As written, your question is likely to be closed as too opinion-driven because there's no objective way to turn the vague corporate objectives you've listed into SMART goals outside the context of your specific organization. The objectives that you say have been predefined for you (rather than collaboratively agreed-upon with you) are not very specific, inherently measurable, or time boxed, and no one outside of your organization can tell if the goals you eventually derive from those objectives are realistic or not.

This history of SMART criteria defines SMART goals as follows:

Ideally speaking, each corporate, department, and section objective should be:

  • Specific – target a specific area for improvement.
  • Measurable – quantify or at least suggest an indicator of progress.
  • Assignable – specify who will do it.
  • Realistic – state what results can realistically be achieved, given available resources.
  • Time-related – specify when the result(s) can be achieved.

[...] It is the combination of the objective and its action plan that is really important.

— George T. Doran, Management Review, "There's a S.M.A.R.T. way to write management's goals and objectives"

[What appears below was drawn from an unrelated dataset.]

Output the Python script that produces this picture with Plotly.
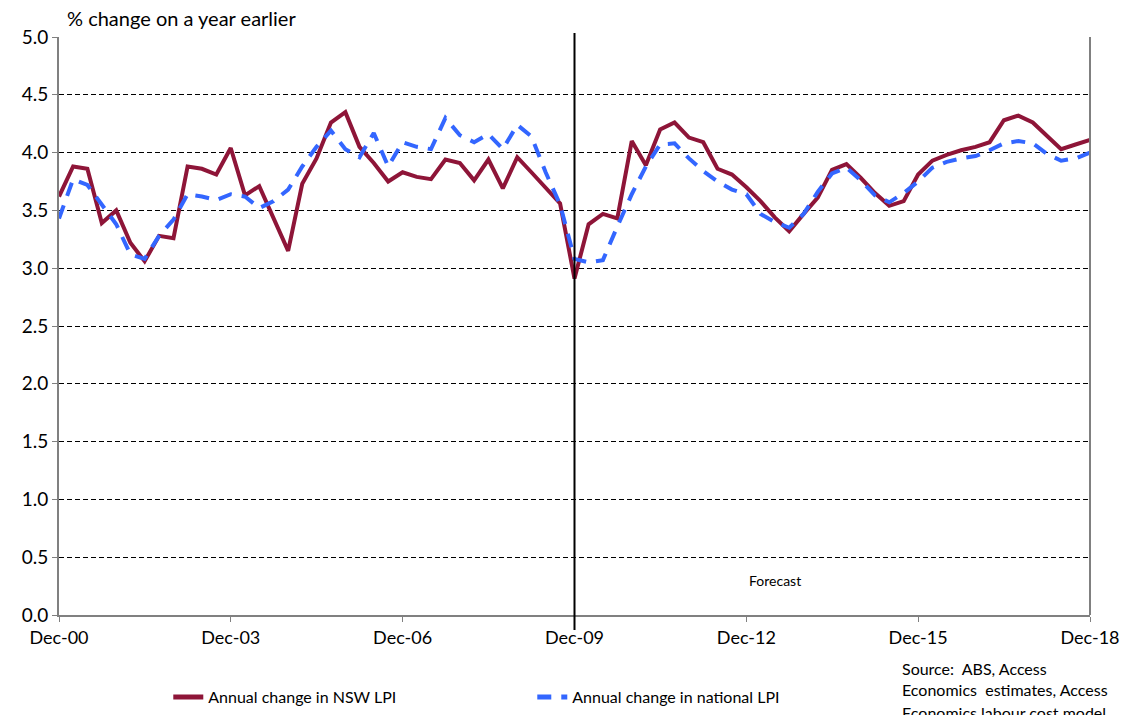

In particular, note the author's requirement that SMART goals express an action plan. In this case, it looks like you're being asked to develop action plans that meet the five SMART criteria, with one or more plans to be developed for each business objective listed. How you and your management team decide to implement those action plans is a collaborative exercise (or maybe they're incorrectly pushing it off on you; there's no way for us to know) and any agreed-upon plan that meets the five SMART criteria will do.